Initially, Petya was in one of the rooms at minute 0, he didn't write down number t0.

At some point during his wandering Petya got tired, threw out his logbook and went home. Vasya found his logbook and now he is curious: what is the minimum possible number of rooms in Paris catacombs according to Petya's logbook?

Input

The first line contains a single integer n (1 ≤ n ≤ 2·105) — then number of notes in Petya's logbook.

The second line contains n non-negative integers t1, t2, ..., tn (0 ≤ ti < i) — notes in the logbook.

Output

In the only line print a single integer — the minimum possible number of rooms in Paris catacombs.

Examples

Input

2
0 0

Output

2

Input

5
0 1 0 1 3

Output

3

Note

In the first sample, sequence of rooms Petya visited could be, for example 1 → 1 → 2, 1 → 2 → 1 or 1 → 2 → 3. The minimum possible number of rooms is 2.

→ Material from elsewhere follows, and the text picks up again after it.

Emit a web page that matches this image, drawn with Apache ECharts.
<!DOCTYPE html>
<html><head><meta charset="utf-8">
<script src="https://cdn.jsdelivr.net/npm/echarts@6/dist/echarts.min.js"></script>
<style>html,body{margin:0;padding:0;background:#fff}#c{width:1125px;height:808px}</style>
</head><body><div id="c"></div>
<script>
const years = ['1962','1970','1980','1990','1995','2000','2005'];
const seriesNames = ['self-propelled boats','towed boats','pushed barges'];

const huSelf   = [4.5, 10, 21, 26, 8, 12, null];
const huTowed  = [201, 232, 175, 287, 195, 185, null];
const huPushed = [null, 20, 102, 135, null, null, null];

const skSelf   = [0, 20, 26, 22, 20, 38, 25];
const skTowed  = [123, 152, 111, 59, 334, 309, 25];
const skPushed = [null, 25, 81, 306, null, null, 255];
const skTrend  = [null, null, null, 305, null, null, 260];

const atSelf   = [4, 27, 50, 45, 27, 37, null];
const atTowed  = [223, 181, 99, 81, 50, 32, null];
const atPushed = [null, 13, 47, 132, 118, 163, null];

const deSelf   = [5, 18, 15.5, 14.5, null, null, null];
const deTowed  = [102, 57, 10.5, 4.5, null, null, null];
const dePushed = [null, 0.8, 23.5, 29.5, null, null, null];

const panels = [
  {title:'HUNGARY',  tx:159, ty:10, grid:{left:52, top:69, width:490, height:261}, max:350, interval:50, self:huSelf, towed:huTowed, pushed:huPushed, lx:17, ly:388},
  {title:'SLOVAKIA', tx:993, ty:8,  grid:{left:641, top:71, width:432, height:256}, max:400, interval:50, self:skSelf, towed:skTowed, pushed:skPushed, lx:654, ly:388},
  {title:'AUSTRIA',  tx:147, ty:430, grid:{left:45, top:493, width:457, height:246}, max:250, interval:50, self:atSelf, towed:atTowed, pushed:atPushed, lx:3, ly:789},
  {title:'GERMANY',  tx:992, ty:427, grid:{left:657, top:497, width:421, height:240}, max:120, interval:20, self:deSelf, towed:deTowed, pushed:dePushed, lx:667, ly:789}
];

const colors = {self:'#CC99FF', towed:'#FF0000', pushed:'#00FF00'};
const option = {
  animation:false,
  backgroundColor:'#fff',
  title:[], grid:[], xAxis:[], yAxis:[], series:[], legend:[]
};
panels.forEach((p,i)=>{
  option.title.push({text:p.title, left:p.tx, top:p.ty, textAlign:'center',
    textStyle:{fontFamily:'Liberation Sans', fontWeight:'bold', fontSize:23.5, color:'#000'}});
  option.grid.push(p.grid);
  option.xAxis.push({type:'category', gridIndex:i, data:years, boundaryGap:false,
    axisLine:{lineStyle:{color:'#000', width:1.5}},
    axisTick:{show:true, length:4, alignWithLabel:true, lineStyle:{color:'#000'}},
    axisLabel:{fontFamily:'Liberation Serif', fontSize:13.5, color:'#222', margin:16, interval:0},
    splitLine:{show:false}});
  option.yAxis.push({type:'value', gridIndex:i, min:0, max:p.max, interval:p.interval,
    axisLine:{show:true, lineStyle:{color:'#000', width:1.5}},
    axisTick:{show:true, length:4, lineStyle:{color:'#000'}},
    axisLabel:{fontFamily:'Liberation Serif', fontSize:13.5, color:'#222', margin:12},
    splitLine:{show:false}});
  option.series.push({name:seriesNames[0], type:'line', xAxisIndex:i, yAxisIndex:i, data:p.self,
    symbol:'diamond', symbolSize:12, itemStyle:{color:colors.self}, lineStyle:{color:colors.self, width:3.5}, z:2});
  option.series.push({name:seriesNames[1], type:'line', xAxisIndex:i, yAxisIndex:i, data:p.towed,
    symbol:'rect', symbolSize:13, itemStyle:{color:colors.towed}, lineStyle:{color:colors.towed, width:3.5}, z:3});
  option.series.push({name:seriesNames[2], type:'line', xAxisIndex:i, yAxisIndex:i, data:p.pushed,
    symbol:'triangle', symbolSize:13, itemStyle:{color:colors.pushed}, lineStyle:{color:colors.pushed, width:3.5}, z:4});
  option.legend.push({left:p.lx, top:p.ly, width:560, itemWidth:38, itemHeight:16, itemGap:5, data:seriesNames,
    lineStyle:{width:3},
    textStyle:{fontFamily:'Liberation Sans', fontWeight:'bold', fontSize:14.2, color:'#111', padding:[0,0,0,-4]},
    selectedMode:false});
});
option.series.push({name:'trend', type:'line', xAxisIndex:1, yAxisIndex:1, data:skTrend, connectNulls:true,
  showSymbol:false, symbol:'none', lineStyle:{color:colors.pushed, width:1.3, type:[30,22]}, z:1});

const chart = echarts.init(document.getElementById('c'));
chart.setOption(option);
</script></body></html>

In the second sample, the sequence could be 1 → 2 → 3 → 1 → 2 → 1.

 

题意：有位置个房间两两相通。0时刻，一个在人任意一个房间里，每一分种，这个人会选则走进其他房间或者留在这个房间。如果这个人是第一次来到这个房间，他会随便写下一个小于当前时间的数，如果他是不是第一次来到这个房间，他就会写下他上一次来到这个房间的时间。（注意，如果开始在房间1,1分钟后，他选择留在房间1，那么视他是第二次进入该房间）。现在，给出他记录的n个数字，求最少有多少个房间。

 

思路：不管怎么记录，如果同样数字记录了多次，那么这些数字必定是在不同房间里面记录的。也就是说，我们只要记下重复的数字的个数就好了。刚开始在0时刻，这个人也处于一个房间，所以最后加1。

 

#include "iostream"
#include "algorithm"
using namespace std;
const int Max = 2e5+10;
int a[Max];
int main()
{
    int n;
    cin>>n;
    for(int i=0;i<n;i++){
        cin>>a[i];
    }
    sort(a,a+n);
    int cnt=0;
    for(int i=1;i<n;i++){
        if(a[i]==a[i-1])
            cnt++;
    }
    cout<<cnt+1<<endl;
    return 0;
}